Operation Storm is celebrated in Croatia as Victory Day. At last August’s celebrations in the town of Knin, the former capital of Srpska Krajina, Croatian revelers played fascist songs and chanted fascist slogans dating back to the NDH.

“Croatia asserted that everything that happened from 1991-1995 was based on what existed under Ante Pavelic. Therefore, if any charges are to be brought they should be for genocide – there is no statute of limitations on such a clause.”

“Now they are citing anti-fascism, but there were very few Croats in the partisan (anti-fascist) units. Now they are twisting things to seem as though they were almost the world’s most important anti-fascists. This comes despite the NDH units fighting alongside fascist Germany on the eastern front,” Tapuskovic said.

Zoran Zivanovic told Sputnik that states which recognized the NDH have also failed to take responsibility for doing so.

“The recognition of the NDH was a difficult question. But in any case, it should be mentioned that the NDH was recognized by at least 15 states which existed then in Europe and the world. It is difficult to imagine that a state has disappeared and nobody is responsible for its rights and obligations as a subject of international law. It would be logical if today’s Croatia were responsible for all this, since if it isn’t, then who is?” Zivanovic asked.

A year ago, Nicholas Dean of the US State Department’s Office of Holocaust Issues visited Zagreb, where he met with Croatian President Kolinda Grabar-Kitarovic and members of the government to discuss the return of property stolen from Jews by the NDH regime.

Successive Croatian governments have promised to speed up the process of returning property to Jews, but are wary of the precedent that sets for other groups persecuted under the IDS. Government sources told Croatia’s Novi List newspaper that the country has received around 200 requests from the descendants of Croatian Jews living in Israel, worth about 40 million kuna ($5.8 million). A similar number of claims have been made by Jews living in the US.

According to Croatian law, restitution of property seized during World War II and the communist era is limited to individuals who were citizens of the country in 1996 when parliament passed the restitution law.
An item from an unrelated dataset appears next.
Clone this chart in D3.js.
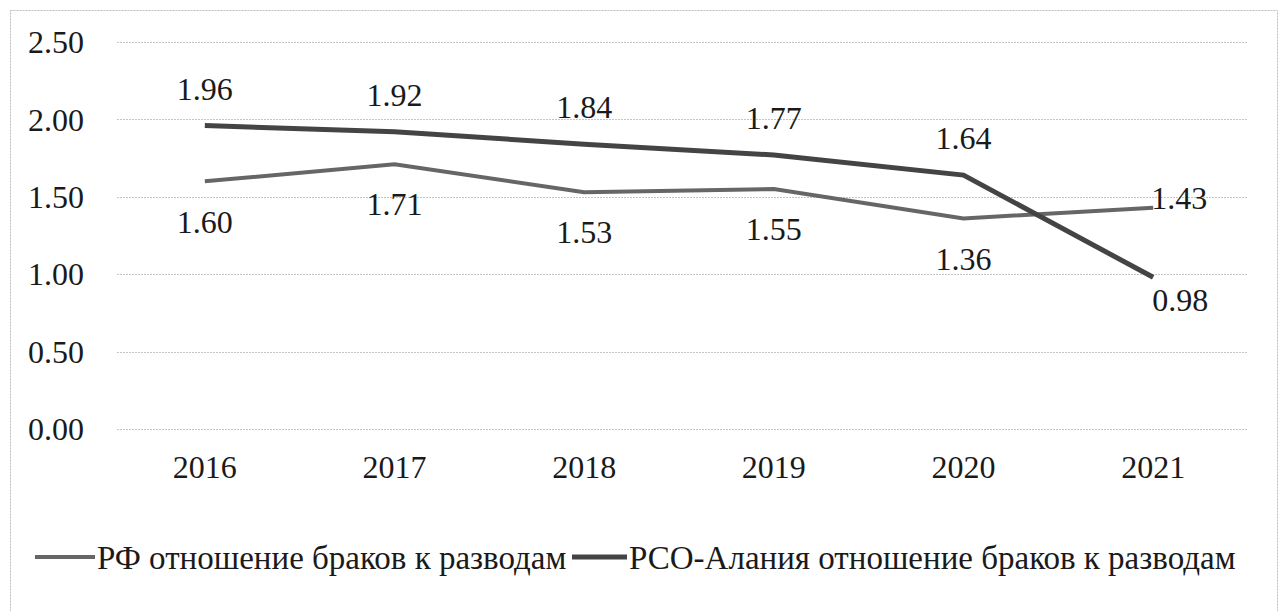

Consequently, people who emigrated and obtained citizenship elsewhere prior to the law’s passing are not entitled to restitution.

Earlier this month, the US State Department published a human rights report on Croatia which criticized Zagreb’s reluctance to return assets to Jews as well as issues of human rights and press freedom.

“There have been no restitutions of Jewish communal property since 2014, although several such requests were pending,” the State Department wrote.